The CAPTC moves from training California, to training contact tracers

and case investigators nationwide

Contact tracer (woman in a white shirt and grey jacket) makes a phone call on a mobile phone, and is taking notes on a laptop.

The CAPTC’s Disease Intervention Training Center (DITC) has been working around the clock since July 2020 – to develop curricula to build and train the nation’s growing contact tracing workforce to combat COVID-19, including case investigators (CI), contact tracers (CT), and contact tracing supervisors.

The new virtual skills-based training course they’ve helped develop, dubbed the National COVID-19 Virtual Skills-Based Training Programs, is now available to public health departments across the United States.

A robust and well-equipped contact tracing workforce is essential in preventing the further spread of COVID-19. This requires individuals skilled with tactful interpersonal skills, interviewing skills, and cultural sensitivity that help build trust with contacts who may have been exposed to, or who have tested positive for COVID-19.

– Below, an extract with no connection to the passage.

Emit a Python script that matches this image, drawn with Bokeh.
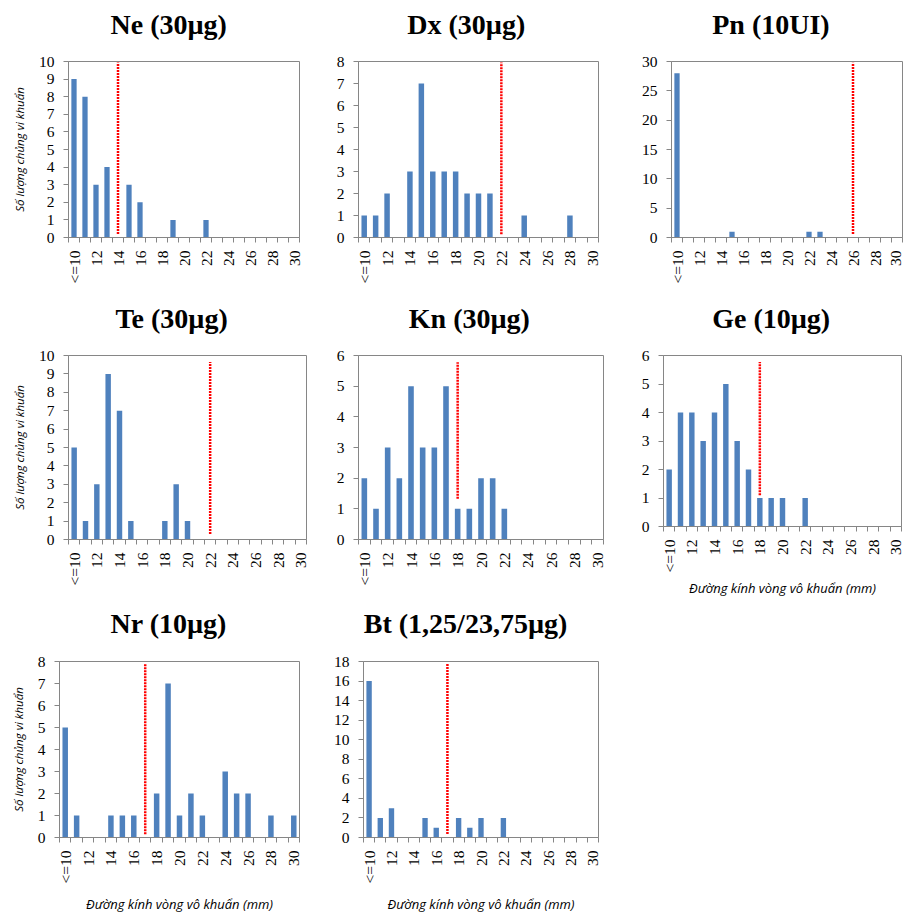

Nearly all states are conducting contact tracing in some capacity. Their approaches are determined by the spread of disease in their state, in addition to the resources available to them.  States are recruiting contact tracing workforce in a variety of ways – from reassigning state and local government employees to seeking volunteers to using outside vendors.

The National COVID-19 Virtual Skills-Based Training Programs incorporates a variety of learning approaches including online instructional modules, sample interviews with cases and contacts, skills sessions to practice questions asked in a case investigation and contact tracing interview, and exercises to determine isolation and quarantine periods for cases and contacts. The Centers for Disease Control and Prevention are funding this new national training program.

Previously, the CAPTC’s case investigation experts actively contributed to the curriculum development and training of California’s contact tracing workforce in coordination with its partners at University of California, San Francisco and University of California, Los Angeles. To date, California has trained nearly 10,000 learners since May as part of Governor Newsom’s California Connected program.